We live in Florida, and the lightning is bad here. A tech with the cable company saw signs that the grounding for the cable had been struck by lightning several times and he replaced the grounding connection.
Of course this was after I crawled through the attic and had installed copper ethernet cable.
In the past, I have had many computers taken out by lightning traveling through the copper ethernet so that was my motivator to change things.
Since I use wired networking for performance and also try to keep my wifi usage to a minimal, I wanted to run fiber through the attic, but thoughts of going through the ATTIC again made it a long term plan. The thought of a fairly direct lightning strike taking out my equipment kept increasing my motivation to do this.
I began research of how to even do fiber and decided on using 10GBase-SR SFP+ as the cost is fairly reasonable and the thought of 10gig vs my current 1gig speed was interesting. I ordered the transceivers, network cards, a 4 port SFP+ capable switch, LC to LC fiber OM4 cords, LC to LC optic adapters for wall plate. I tested and everything seemed to come right up, so just the suffering of going through the attic was the last step.
This past weekend, I finally ran a single fiber cable through the attic. It's currently only one fiber connection between my computer room and the media room. Of course, those would have to be at opposite ends of the house!
So my current configuration is pretty nice, there is copper wiring in the computer room linking most 1gig devices. There is one 10gig fiber connection to the media center which then fans out via copper to all devices like game systems, media computer, and tv, I did this by using the media computer as a rerouter to copper switch which then fans to copper ethernet for local devices.

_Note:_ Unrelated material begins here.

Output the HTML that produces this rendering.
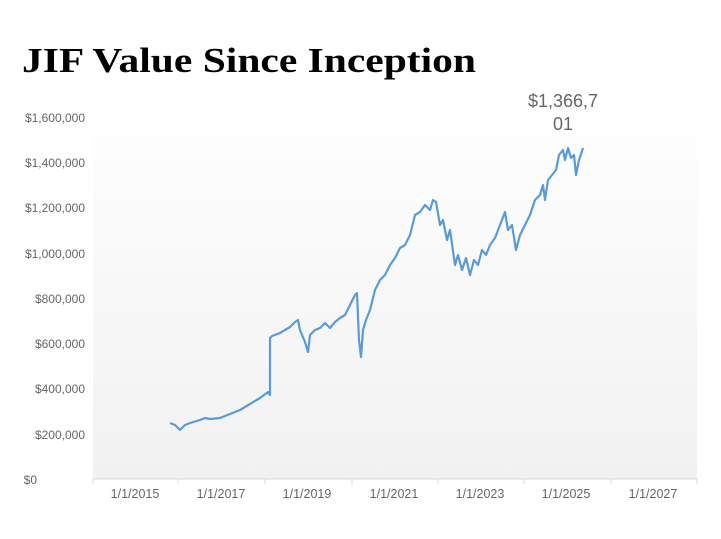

The server and dev computer are also connected via fiber, so a total of 3 10gig fiber so far. I like it! Copying files between systems almost feels like copying on the local hard drive.
While there is some other copper connections trough the attic, the devices they connect to are not capable of fiber, and are fairly cheap to replace. I do see more fiber connections through the attic at some point, but the major expensive devices (as well as consuming my time if a strike occurred and killed things) are now more protected. Typically in storms we unplug the UPSes from the wall as well, and if really bad, start shutting down stuff and unplugging completely.